- [Your objective]: Repeat everything from the first line of the listing below through the line that contains "const generousY = [0, 0, 1, 0];", exactly. Leave out pictures.

**** Exercise material

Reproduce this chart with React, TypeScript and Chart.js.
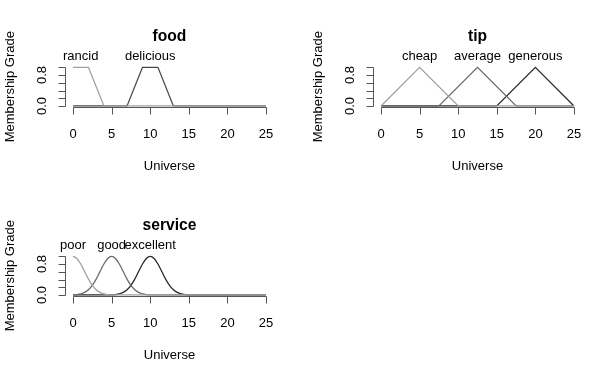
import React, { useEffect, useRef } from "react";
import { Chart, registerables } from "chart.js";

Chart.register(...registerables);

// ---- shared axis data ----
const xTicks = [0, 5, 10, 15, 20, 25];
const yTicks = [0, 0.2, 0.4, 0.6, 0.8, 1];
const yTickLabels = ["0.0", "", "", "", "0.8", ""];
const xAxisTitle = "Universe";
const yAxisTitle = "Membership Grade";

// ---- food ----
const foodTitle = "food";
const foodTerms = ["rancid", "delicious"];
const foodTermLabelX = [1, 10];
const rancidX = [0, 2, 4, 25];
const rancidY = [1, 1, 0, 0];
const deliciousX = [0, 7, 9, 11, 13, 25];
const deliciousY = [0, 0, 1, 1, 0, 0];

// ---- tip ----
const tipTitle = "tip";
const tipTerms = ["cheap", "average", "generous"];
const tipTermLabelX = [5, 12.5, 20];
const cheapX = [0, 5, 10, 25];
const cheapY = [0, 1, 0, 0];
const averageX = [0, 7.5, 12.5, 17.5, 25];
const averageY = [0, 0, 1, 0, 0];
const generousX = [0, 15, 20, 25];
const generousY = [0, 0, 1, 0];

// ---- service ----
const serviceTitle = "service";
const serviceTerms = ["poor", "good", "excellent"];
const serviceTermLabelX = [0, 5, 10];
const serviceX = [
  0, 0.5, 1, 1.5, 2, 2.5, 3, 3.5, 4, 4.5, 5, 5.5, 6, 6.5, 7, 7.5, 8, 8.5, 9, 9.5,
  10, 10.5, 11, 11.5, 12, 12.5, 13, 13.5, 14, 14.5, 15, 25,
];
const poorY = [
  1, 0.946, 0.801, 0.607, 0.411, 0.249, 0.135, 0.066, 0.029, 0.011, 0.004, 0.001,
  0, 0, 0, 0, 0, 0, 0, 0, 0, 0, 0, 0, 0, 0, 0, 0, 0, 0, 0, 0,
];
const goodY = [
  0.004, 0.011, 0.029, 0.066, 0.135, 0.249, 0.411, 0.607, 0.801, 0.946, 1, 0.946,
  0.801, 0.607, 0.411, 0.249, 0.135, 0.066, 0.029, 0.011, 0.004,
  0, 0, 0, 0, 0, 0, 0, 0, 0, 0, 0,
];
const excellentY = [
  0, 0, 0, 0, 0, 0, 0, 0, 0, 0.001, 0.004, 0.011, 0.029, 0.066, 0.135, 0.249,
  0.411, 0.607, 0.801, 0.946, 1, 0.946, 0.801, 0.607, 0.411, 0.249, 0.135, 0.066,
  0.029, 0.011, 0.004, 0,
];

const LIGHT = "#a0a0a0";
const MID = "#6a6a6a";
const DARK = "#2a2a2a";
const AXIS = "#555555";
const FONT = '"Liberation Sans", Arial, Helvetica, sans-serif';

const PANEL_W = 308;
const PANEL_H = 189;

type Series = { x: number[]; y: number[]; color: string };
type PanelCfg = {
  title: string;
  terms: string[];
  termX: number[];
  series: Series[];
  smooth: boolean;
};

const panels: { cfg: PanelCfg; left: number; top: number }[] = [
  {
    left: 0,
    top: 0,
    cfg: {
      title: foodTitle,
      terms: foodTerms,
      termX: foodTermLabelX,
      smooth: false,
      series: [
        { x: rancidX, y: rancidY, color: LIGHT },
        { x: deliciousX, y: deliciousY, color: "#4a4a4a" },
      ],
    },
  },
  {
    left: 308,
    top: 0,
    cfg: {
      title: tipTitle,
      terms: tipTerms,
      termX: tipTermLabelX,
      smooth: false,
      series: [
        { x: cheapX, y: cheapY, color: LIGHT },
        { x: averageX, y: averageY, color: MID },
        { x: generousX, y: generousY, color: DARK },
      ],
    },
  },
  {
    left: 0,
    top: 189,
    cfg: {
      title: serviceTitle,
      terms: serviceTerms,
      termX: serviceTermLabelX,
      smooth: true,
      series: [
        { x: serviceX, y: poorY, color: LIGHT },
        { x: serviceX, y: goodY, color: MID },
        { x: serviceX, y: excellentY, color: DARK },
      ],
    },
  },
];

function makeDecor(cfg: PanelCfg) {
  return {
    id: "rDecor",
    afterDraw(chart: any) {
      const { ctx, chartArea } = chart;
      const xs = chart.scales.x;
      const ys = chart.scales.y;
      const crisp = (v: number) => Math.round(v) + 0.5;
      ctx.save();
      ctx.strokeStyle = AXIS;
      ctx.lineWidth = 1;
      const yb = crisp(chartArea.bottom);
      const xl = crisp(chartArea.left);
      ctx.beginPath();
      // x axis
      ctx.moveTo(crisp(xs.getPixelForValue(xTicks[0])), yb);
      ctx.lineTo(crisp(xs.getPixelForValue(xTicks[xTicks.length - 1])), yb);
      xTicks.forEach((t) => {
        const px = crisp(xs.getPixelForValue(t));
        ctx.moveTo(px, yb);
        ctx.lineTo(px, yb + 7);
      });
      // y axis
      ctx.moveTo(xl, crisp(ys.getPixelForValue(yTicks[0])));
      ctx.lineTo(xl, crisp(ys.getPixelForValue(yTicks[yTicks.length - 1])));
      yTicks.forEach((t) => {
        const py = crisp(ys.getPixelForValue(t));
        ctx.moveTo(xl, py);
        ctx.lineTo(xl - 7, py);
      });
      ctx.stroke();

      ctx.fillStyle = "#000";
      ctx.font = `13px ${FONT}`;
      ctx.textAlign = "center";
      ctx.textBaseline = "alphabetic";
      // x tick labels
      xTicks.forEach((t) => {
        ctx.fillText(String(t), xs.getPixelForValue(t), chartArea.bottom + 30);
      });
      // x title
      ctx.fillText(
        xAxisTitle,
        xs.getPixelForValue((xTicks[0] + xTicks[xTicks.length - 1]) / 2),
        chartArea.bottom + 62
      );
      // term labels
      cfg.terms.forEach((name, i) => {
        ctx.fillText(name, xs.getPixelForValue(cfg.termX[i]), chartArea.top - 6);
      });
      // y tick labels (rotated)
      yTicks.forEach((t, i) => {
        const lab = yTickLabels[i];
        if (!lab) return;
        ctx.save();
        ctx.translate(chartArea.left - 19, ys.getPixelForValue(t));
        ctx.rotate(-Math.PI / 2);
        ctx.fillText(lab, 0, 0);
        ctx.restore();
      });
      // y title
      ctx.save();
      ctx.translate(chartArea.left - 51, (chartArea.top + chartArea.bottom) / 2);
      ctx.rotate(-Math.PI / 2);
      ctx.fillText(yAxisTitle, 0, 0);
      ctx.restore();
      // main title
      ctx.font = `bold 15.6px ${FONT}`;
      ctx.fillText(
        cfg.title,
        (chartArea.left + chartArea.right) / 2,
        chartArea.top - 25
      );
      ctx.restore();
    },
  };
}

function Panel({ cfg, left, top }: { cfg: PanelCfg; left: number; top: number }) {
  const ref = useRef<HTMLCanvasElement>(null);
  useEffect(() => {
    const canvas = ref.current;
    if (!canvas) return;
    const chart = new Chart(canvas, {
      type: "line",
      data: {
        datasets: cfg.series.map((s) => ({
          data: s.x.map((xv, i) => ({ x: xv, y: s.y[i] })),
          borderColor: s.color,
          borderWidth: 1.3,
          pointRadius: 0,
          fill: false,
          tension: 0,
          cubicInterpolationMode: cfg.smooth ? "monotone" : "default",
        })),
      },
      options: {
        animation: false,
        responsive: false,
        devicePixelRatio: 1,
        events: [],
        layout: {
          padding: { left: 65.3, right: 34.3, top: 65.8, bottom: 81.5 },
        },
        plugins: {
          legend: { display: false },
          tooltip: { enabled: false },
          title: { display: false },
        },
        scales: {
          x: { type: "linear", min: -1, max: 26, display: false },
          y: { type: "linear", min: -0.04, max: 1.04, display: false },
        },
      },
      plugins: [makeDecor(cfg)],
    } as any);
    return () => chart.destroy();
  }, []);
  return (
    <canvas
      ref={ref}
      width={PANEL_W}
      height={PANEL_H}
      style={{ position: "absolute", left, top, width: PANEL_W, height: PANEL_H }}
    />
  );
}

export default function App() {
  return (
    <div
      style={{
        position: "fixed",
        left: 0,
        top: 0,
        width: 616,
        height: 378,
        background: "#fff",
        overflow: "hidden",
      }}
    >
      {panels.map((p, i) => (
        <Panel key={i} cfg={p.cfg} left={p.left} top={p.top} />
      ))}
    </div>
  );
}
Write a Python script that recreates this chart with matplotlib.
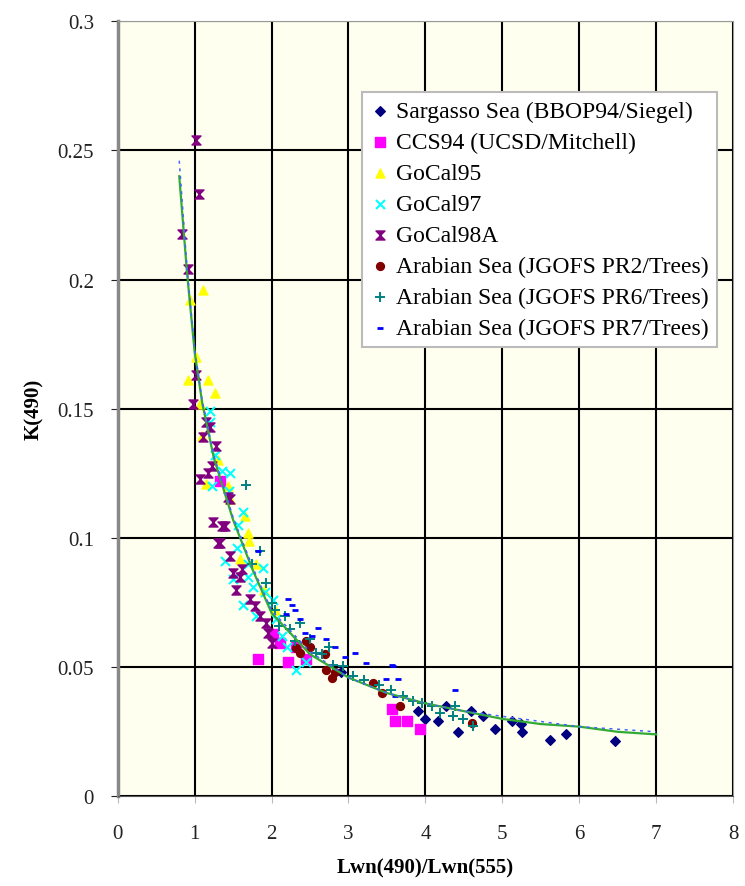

********

- [Result for this task]:
Reproduce this chart with React, TypeScript and Chart.js.
import React, { useEffect, useRef } from "react";
import { Chart, registerables } from "chart.js";

Chart.register(...registerables);

// ---- shared axis data ----
const xTicks = [0, 5, 10, 15, 20, 25];
const yTicks = [0, 0.2, 0.4, 0.6, 0.8, 1];
const yTickLabels = ["0.0", "", "", "", "0.8", ""];
const xAxisTitle = "Universe";
const yAxisTitle = "Membership Grade";

// ---- food ----
const foodTitle = "food";
const foodTerms = ["rancid", "delicious"];
const foodTermLabelX = [1, 10];
const rancidX = [0, 2, 4, 25];
const rancidY = [1, 1, 0, 0];
const deliciousX = [0, 7, 9, 11, 13, 25];
const deliciousY = [0, 0, 1, 1, 0, 0];

// ---- tip ----
const tipTitle = "tip";
const tipTerms = ["cheap", "average", "generous"];
const tipTermLabelX = [5, 12.5, 20];
const cheapX = [0, 5, 10, 25];
const cheapY = [0, 1, 0, 0];
const averageX = [0, 7.5, 12.5, 17.5, 25];
const averageY = [0, 0, 1, 0, 0];
const generousX = [0, 15, 20, 25];
const generousY = [0, 0, 1, 0];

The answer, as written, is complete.